I left the Georgia Baptist Missions and Ministry Center in Duluth on Wednesday, Dec. 13 and intended to work from home for the rest of the week. However, I inadvertently left my cell phone in the building and since I live in Smyrna I decided to have my assistant overnight my phone to me via UPS.

At the time, mailing the phone seemed preferable to unnecessarily risking life and limb by driving the 30+ miles back around the congested interstates between my home and Sugarloaf Parkway where our ministry is located.

The traffic is always a challenge, but the Christmas traffic is particularly formidable. Somehow I never thought UPS could have difficulty getting my cell phone to me the next morning. After all, they pride themselves as “a global leader in logistics, a company offering a broad range of solutions including the transportation of packages.” UPS also claims to be in the problem-solving business, having more than 400,000 “can do” people ready to roll up their sleeves to help us solve our problems.

When I didn’t get my cell phone the next day, I realized it was the busiest time of the year for those in the package delivery business. So, I decided to be lenient and understanding. When I failed to get my cell phone Saturday morning, I began to get slightly frustrated. My effort to track the package containing my phone indicated on Saturday evening that I would get it Monday.

I began to wonder who was trying to call me. Surely, someone wanted to wish me a merry Christmas, invite me to have lunch, or ask me to go kayaking or bungee jumping.

However, on Sunday I didn’t think too much about not having a phone because I had the privilege of teaching Sunday School at Ephesus Baptist Church in Winston, where my wife and I are members and our son-in-law is pastor. The worship experience was inspiring, both morning and evening, and my thoughts were on higher and loftier things than cell phones.

On Monday when the phone didn’t come, I began to reason that maybe that phone was not as important as I had thought. I checked the tracking system, but really was not all that disturbed that it didn’t come on Monday as the system had promised.

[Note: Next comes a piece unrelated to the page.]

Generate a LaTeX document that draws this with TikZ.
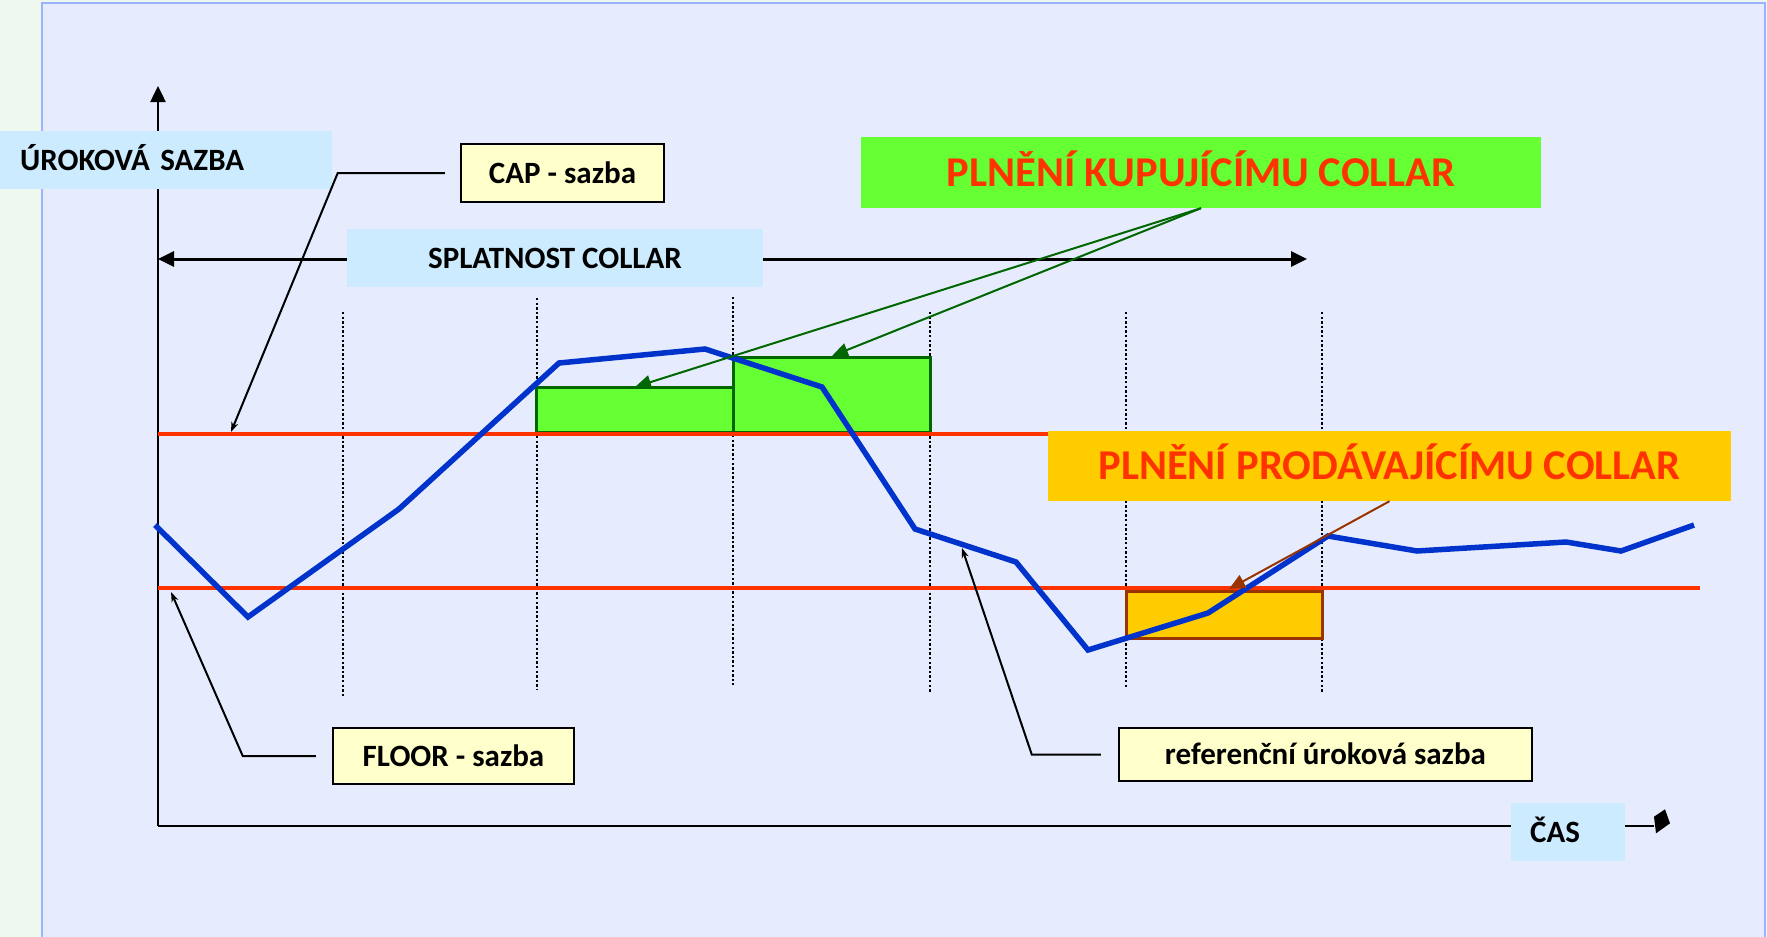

I love people and enjoy talking on the phone and texting folks on a regular basis, but scrolling through an endless Twitter feed and searching for some trivial tidbit of information on Wikipedia didn’t seem nearly as important as I had thought.

I also found myself more productive without a cell phone. I still had the capacity to hammer out editorials and articles on my trusty Apple laptop, but I didn’t have to answer a single telemarketer or that dear soul who keeps calling to remind me for the final time that the warranty on my wife’s 2011 Buick Lacrosse has expired. I was able to accomplish more than I had ever imagined. In other words, unwanted distractions were no longer forced upon me.

With my cell phone in some dark hole in the UPS transportation system I was no longer embarrassed by my dumb smart phone ringing in a restaurant or some important meeting.

With the phone safely in the hands of UPS, I did not need to worry about having to maintain the device. It didn’t need to be charged. I didn’t need to make sure it was silenced at the proper time. I didn’t have to add new apps. I didn’t have to worry about placing it in an area where it could get wet or overheated. I didn’t have to remember to keep it away from anything magnetic.

I also found myself actually engaging people in personal conversations. Instead of having my head down looking for the latest news feed or sports score, I had meaningful conversations with Tanisha at the local Publix and the fellow Georgia Bulldawg’s fan at the Post Office. In fact, I had the opportunity to share the Gospel with one dear lady at WalMart who was especially helpful to me.

The Christmas rush that slowed down the delivery system for UPS gave me a reprieve from the busyness of the holiday season.

However, on Tuesday, the phone still had not arrived. I went with my wife to Newnan to see her sister who is in a nursing home and I surely missed checking my cell phone to read the latest articles and commentaries on The Christian Index website. Did you know that more people read The Index on a smart phone than on computers or laptops?

Maybe I’ll get it tomorrow. I guess a week without a cell phone is about all I can handle. I have missed all of you.